President’s brinkmanship with China could seriously hurt our state’s economy

The Columbian
Published: April 16, 2018, 6:03am

When it comes to trade disputes, a little brinkmanship can be beneficial in facilitating negotiations. But as President Donald Trump continues to teeter near the edge of a trade war with China, we remain concerned about the impact that would have upon our state.

Last week, a report from the Brookings Institution examined 40 American industries expected to be hit with retaliatory Chinese tariffs. Using 2016 employment numbers, the study found that more than 150,000 Washington workers are employed in those industries; that amounts to nearly 5 percent of the state’s workforce — by far the highest affected percentage of any state.

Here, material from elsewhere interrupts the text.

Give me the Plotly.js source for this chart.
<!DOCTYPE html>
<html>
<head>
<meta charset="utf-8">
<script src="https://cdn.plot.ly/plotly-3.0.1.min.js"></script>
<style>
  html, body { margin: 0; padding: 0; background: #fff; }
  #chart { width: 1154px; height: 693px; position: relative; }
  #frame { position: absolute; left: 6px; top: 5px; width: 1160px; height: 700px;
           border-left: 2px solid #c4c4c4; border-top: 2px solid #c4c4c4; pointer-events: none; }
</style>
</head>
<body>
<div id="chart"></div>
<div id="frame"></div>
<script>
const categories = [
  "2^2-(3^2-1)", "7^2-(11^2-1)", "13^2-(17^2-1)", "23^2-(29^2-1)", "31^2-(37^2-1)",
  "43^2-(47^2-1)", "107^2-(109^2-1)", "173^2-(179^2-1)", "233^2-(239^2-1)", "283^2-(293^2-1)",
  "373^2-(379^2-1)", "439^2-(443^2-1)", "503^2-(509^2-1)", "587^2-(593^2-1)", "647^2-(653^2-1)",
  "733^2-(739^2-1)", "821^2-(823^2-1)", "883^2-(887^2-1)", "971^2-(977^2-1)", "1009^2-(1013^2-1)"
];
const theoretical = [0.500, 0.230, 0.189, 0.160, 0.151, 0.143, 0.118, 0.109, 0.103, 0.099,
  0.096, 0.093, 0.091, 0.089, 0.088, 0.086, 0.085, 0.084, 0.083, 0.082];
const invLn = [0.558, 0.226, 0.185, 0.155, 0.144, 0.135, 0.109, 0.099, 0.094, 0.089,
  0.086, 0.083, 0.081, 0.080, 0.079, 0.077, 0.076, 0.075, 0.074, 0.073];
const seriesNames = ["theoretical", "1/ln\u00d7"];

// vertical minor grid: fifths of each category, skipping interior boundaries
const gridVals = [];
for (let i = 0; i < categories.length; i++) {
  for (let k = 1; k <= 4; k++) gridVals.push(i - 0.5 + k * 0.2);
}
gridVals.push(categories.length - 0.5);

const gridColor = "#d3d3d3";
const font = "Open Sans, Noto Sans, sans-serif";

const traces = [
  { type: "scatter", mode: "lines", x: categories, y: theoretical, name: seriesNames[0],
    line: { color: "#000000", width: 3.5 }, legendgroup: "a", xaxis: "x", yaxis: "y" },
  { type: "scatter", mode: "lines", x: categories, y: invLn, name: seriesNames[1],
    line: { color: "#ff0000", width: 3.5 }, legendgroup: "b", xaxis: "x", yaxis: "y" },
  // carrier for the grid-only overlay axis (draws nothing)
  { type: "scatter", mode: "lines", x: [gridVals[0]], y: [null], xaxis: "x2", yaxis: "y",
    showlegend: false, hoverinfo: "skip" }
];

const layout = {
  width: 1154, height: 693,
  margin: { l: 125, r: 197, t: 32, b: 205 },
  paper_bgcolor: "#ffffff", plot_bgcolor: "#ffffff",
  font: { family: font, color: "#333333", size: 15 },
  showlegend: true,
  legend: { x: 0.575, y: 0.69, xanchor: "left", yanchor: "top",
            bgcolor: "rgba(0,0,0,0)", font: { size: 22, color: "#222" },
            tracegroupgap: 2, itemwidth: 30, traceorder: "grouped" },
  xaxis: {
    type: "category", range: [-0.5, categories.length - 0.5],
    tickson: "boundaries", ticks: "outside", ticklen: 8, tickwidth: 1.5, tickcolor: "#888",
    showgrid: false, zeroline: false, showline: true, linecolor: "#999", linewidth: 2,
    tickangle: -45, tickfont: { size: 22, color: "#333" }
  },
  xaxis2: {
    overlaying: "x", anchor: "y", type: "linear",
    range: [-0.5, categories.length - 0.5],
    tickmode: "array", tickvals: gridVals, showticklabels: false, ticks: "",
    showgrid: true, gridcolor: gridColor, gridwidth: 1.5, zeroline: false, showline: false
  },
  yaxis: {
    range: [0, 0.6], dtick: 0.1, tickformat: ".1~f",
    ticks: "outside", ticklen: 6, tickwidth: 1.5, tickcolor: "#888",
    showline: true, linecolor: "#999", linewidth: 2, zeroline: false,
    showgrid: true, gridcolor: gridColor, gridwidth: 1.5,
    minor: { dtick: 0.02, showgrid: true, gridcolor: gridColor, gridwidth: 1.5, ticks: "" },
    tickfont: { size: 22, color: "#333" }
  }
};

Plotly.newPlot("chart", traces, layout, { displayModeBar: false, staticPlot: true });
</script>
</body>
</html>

Considering that Washington often is called the most trade-dependent state in the union, those numbers are not surprising. Industries ranging from aircraft manufacturing to agriculture to wine making benefit from friendly trade policies with China, as do the ports that send and receive goods to and from Asia. It is worth noting that the Port of Vancouver recently announced it handled a record 7.5 million metric tons of cargo last year, with imports accounting for about one-sixth of that total.

Actions that limit trade — in addition to violating long-held conservative principles regarding free markets — would be economically harmful for many regions throughout the country, but particularly in Washington.

In defending U.S. tariffs upon Chinese steel and aluminum while hinting at taxes upon other goods, Trump often has decried this country’s trade deficit with China. According to the U.S. Department of Commerce, that deficit reached a record $375 billion last year.

This often is construed as a drag upon the economy, but experts are nearly universal in their praise of trade deficits. As Simon Constable, a fellow at Johns Hopkins, wrote for Forbes: “(President Trump) seems to think big trade deficits mean the U.S. is losing in the game of international trade. But nothing could be further from the truth. They are good: The bigger the better, in fact.” As Scott Lincicome of the Cato Institute told The New York Times: “A bilateral balance doesn’t really tell you anything about what the economy is doing, just like my bilateral deficit with my grocery store doesn’t tell you anything about whether I’m in debt.” Even the administration’s Council of Economic Advisors issued a report in February that downplayed concern about trade deficits.

A trade deficit means that another country is making products desirable and affordable for American shoppers. The benefit of a trade deficit with China is found on the shelves or your local Costco and Target in the form of inexpensive consumer goods.

Of greater concern should be ensuring fair practices from China regarding intellectual property. For the good of American manufacturers and consumers, Trump should increase his attention on this area rather than focusing upon a trade deficit. He wisely is reconsidering a trade agreement with other Pacific Rim nations as a buffer to China’s influence, after withdrawing the United States from the Trans-Pacific Partnership early in his presidency.

Asked about concern from U.S. farmers regarding a trade dispute with China, Trump last week said: “These are great patriots. They understand that they’re doing this for the country. And we’ll make it up to them. And in the end, they’re going to be much stronger than they are right now.”

We hope it plays out that way. But cavorting near the brink can result in a big fall.